# REQUIREMENTS
Word for word, extract the first line of the records below and each line after it, up to and including the line with "fig = go.Figure()". Pictures are left out.
┄┄┄┄┄┄┄┄┄┄┄┄┄┄┄┄┄┄┄┄
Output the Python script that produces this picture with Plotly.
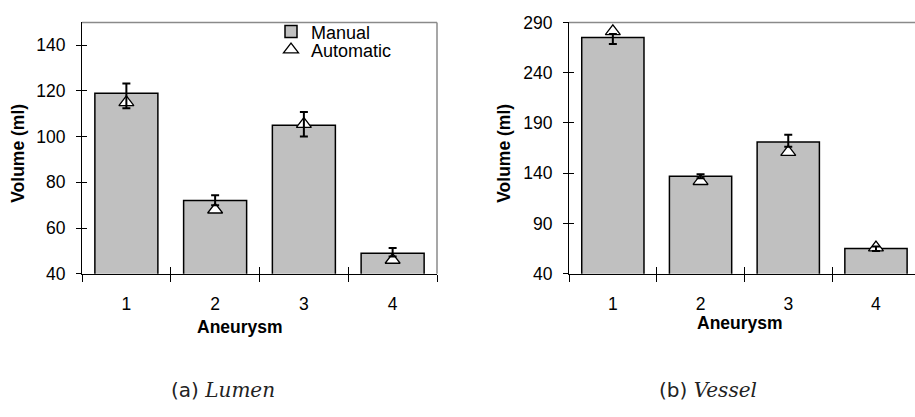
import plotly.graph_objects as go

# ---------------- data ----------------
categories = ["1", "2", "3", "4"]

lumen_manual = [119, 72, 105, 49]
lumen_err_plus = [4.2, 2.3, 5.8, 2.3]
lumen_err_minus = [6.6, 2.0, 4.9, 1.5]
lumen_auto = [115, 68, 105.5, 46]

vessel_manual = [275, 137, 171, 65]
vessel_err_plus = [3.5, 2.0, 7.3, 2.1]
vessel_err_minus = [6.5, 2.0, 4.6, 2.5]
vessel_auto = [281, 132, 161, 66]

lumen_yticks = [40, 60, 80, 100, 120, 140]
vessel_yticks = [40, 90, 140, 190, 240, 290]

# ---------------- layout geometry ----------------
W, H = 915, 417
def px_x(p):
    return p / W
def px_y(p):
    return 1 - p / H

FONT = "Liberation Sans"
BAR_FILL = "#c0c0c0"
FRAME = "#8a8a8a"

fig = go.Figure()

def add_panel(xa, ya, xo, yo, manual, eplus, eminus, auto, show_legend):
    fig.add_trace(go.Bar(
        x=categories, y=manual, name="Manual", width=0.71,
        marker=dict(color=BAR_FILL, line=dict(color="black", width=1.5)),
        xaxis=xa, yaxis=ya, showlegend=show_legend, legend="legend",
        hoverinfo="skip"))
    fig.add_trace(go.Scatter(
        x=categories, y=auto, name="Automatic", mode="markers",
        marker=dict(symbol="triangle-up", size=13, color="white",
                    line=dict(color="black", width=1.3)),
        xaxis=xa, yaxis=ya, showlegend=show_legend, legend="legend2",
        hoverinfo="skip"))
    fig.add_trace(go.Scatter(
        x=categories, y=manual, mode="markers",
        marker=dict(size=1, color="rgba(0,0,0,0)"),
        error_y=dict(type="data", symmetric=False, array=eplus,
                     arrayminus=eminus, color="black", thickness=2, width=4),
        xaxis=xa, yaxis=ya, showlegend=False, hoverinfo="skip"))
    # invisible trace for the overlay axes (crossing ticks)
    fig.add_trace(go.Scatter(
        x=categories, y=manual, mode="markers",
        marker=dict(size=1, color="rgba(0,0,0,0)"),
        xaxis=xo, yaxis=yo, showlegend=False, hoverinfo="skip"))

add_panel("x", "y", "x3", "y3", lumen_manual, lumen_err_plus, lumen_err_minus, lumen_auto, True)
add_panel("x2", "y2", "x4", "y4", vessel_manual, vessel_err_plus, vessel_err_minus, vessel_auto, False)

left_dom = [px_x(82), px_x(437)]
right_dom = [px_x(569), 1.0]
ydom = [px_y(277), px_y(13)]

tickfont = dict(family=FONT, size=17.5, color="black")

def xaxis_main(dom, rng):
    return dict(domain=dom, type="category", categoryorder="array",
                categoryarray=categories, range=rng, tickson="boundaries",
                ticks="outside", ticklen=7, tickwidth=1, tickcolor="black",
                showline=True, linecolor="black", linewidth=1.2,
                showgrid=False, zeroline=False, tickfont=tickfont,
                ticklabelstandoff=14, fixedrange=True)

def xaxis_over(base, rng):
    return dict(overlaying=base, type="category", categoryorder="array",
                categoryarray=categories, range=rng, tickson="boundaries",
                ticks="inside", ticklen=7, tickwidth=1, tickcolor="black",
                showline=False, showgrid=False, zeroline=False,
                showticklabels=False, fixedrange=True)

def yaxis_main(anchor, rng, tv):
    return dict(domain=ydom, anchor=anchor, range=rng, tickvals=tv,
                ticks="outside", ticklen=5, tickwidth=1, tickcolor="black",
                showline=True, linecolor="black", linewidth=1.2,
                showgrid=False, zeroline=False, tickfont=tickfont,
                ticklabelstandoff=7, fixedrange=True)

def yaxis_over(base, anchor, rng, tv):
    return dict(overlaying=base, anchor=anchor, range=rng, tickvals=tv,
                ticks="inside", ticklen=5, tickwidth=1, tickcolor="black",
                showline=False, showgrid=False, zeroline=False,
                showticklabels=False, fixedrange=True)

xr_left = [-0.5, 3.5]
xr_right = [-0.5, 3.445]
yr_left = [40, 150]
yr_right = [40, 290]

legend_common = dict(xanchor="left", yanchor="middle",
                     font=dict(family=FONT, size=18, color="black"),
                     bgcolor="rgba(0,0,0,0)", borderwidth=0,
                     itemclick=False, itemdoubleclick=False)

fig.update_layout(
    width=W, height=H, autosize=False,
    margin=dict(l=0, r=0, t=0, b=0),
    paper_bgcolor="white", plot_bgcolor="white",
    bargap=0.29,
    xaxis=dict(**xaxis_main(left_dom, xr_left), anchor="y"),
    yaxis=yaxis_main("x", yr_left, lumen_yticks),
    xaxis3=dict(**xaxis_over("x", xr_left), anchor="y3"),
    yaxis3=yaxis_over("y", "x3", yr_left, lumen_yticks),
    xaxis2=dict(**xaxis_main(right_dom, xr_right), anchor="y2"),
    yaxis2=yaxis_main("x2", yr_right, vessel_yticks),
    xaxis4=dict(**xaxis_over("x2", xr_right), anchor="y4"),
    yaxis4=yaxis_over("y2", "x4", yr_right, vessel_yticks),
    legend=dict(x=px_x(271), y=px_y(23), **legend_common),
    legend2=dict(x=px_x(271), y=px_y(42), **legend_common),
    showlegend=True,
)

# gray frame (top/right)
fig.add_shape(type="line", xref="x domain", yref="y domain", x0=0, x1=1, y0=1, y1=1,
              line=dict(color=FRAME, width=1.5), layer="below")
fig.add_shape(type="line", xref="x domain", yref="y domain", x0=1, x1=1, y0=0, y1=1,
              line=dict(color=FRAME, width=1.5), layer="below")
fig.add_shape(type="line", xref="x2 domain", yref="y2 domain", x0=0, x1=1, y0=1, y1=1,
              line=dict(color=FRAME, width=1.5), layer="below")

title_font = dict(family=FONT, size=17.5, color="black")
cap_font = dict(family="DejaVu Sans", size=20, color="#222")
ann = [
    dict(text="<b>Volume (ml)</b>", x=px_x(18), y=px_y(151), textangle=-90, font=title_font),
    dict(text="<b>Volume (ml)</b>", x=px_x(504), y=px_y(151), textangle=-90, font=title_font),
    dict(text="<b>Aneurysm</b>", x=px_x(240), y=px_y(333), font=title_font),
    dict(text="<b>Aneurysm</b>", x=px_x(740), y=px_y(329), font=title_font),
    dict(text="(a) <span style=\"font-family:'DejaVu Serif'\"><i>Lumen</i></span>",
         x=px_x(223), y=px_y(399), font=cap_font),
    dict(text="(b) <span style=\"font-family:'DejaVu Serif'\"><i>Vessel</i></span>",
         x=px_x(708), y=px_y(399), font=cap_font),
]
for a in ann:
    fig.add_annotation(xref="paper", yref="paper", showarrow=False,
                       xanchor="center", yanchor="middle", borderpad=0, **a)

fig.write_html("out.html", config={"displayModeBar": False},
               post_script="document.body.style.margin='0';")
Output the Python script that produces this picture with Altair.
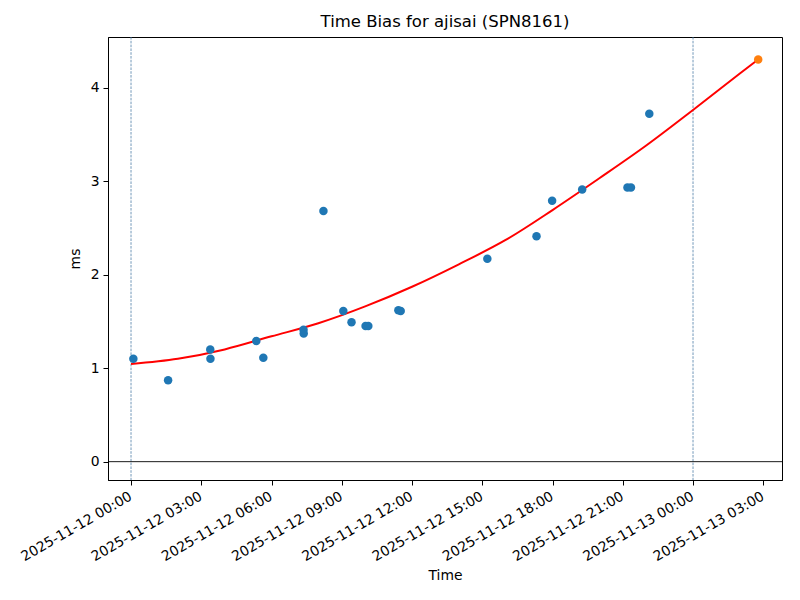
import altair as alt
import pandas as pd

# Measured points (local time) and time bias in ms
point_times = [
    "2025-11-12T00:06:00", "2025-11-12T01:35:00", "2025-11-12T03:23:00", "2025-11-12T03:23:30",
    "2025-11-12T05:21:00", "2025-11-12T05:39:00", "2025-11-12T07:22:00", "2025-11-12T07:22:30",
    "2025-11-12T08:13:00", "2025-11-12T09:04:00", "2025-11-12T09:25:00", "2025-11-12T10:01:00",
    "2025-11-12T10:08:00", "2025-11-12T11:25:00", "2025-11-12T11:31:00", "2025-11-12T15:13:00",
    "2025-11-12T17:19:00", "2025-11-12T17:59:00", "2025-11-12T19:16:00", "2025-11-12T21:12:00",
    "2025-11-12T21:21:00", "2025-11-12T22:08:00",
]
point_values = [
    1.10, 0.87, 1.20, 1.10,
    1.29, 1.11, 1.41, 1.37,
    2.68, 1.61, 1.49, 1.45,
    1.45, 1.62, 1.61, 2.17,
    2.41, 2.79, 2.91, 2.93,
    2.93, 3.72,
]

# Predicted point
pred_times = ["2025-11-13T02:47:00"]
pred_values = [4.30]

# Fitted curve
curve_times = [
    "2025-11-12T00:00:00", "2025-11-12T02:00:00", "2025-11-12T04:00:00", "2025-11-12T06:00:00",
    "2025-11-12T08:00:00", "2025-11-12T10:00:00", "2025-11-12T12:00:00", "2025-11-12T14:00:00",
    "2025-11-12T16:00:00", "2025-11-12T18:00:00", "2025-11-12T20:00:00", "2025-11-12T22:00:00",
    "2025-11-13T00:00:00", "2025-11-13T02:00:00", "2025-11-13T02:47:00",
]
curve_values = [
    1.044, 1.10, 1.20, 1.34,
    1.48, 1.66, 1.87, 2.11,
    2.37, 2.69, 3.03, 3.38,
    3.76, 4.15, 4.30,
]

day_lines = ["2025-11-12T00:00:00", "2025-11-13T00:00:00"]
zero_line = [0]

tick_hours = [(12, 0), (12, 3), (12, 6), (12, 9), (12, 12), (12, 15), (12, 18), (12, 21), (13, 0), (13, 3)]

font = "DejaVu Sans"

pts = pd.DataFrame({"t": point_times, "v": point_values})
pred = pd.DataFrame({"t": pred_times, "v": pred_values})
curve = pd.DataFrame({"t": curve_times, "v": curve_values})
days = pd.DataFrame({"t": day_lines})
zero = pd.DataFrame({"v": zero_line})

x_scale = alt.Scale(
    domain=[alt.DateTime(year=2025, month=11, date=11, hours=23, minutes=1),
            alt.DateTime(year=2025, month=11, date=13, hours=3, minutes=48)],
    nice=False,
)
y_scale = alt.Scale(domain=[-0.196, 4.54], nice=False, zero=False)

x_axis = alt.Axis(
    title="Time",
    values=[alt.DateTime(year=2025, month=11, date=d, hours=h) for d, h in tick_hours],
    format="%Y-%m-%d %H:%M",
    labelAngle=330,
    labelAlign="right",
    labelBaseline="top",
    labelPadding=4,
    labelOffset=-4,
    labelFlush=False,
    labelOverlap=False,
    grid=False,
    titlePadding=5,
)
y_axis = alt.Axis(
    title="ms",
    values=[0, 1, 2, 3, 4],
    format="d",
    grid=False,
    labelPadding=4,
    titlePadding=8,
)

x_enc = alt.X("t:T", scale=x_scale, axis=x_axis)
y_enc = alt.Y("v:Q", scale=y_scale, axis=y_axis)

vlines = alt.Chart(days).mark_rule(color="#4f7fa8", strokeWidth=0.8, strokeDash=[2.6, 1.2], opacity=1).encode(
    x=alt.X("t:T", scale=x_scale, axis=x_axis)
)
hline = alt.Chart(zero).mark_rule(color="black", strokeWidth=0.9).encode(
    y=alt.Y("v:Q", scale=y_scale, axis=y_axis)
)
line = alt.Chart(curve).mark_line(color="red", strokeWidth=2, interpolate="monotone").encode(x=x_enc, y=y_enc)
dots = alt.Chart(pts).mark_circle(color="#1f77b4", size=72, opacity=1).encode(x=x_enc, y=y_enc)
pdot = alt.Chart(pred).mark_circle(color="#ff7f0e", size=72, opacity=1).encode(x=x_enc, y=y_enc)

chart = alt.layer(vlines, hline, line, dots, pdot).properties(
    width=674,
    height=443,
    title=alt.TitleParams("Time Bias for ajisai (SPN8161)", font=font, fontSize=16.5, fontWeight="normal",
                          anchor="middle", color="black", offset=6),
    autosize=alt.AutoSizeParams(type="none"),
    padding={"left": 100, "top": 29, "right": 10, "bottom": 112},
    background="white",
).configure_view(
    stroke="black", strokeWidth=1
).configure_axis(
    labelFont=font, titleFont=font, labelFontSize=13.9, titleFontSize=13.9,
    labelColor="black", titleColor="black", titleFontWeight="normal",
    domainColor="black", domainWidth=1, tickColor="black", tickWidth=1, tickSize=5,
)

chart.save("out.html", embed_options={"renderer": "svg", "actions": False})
┄┄┄┄┄┄┄┄┄┄┄┄┄┄┄┄┄┄┄┄
# RESPONSE
Output the Python script that produces this picture with Plotly.
import plotly.graph_objects as go

# ---------------- data ----------------
categories = ["1", "2", "3", "4"]

lumen_manual = [119, 72, 105, 49]
lumen_err_plus = [4.2, 2.3, 5.8, 2.3]
lumen_err_minus = [6.6, 2.0, 4.9, 1.5]
lumen_auto = [115, 68, 105.5, 46]

vessel_manual = [275, 137, 171, 65]
vessel_err_plus = [3.5, 2.0, 7.3, 2.1]
vessel_err_minus = [6.5, 2.0, 4.6, 2.5]
vessel_auto = [281, 132, 161, 66]

lumen_yticks = [40, 60, 80, 100, 120, 140]
vessel_yticks = [40, 90, 140, 190, 240, 290]

# ---------------- layout geometry ----------------
W, H = 915, 417
def px_x(p):
    return p / W
def px_y(p):
    return 1 - p / H

FONT = "Liberation Sans"
BAR_FILL = "#c0c0c0"
FRAME = "#8a8a8a"

fig = go.Figure()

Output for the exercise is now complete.